Positive actions keep your energy and confidence high. Broaden your network and stay in touch with those in your network. Write some gratis articles for a related business journal. Even consider writing a blog related to your professional interests
At the same time, it is your personal responsibility to keep your radar honed to see what other job opportunities are available. Broaden your vision to consider alternative roles or other business categories. Accept a different kind of job or a different role. You might even blog about it. While you may think this outlandish, consider accepting a very different kind of role. You might even blog about the experience. When the economy recovers and opportunities are again available in your preferred business category, you’ll have a terrific story of your recession accomplishments. This kind of inventiveness and flexibility proves your tenacity and willingness to be a player even in the toughest times. This kind of action differentiates you from the pack. Hiring managers will look with favor. Add a section to your resume or the cover letter you send with your resume calling it “how I made the economic downturn work for me,”
How might you find jobs that use your very same skills? There are many ways to broaden the number of targeted companies. To begin, consider client or supplier firms, even client prospects. Then, of course, the real leap is to consider firms outside of the business category. How do you do that?
Job search today calls for totally outside the box thinking. To initiate fresh thinking, review Setting Strategy and Career Change.
Cautionary Tale II
John Scott, a semiconductor process technician, has worked about two-thirds of the last five years. In other words, he worked forty-one of the past sixty months and was unemployed for nineteen of those months.
John trained at his community college, never imagining that a seemingly futures-driven occupation would face steadily diminishing employment opportunities. Worse, because there are fewer job opportunities, more people are vying for each job. It’s especially painful because John was very good at his job and always received superior ratings.
John is “holding out” for another job through his union; he plans to retire when he’s 55 with his union pension and benefits He’s certain his union will help him get another job at his $24 an hour rate.
During these same years, John became a master of his favorite hobby – fine furniture making. His home is furnished with many of his beautiful creations. John is a bit humble about his hobby. When family and friends tell him how much they’d love to buy one of his pieces, he just nods.
John is also technically savvy. He’s the go-to resource for advice on which electronic products to buy and he’s the one everyone asks to set his or her new equipment up.
John’s technical training and his ability to work with fine detail were ideal for his job as a process technician. His economic skills may not be as strong. He hasn’t considered that even with the income from unemployment, his earnings have been far less than $24 an hour because he only worked for 41 out of 60 months.
He’s also not looked beyond his original life vision – to retire at 55 with a union pension. John’s skills in making fine furniture and electronic equipment consultation are valuable.
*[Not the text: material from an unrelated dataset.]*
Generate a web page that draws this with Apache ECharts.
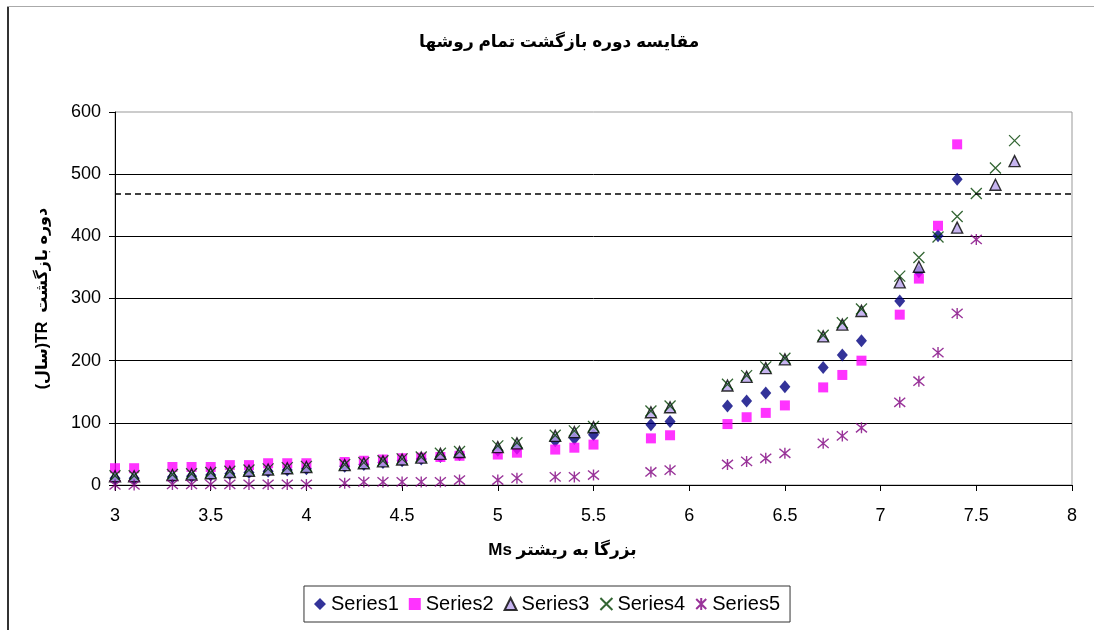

There are two businesses waiting for the light bulb in John’s head to turn on. Best of all, he’d likely earn far more than the $24 an hour he sought.
There is nothing comfortable about change. It’s also hard to imagine asking for money for things you already do. John has two choices, he can:
- Retool his skills – most likely by returning to school, or,
- Take advantage of existing skills
The challenge is trying to see possibilities beyond our original plan. Our personal responsibility in this ever-changing 21st century is to keep our radar operational, seeing all that holds promise.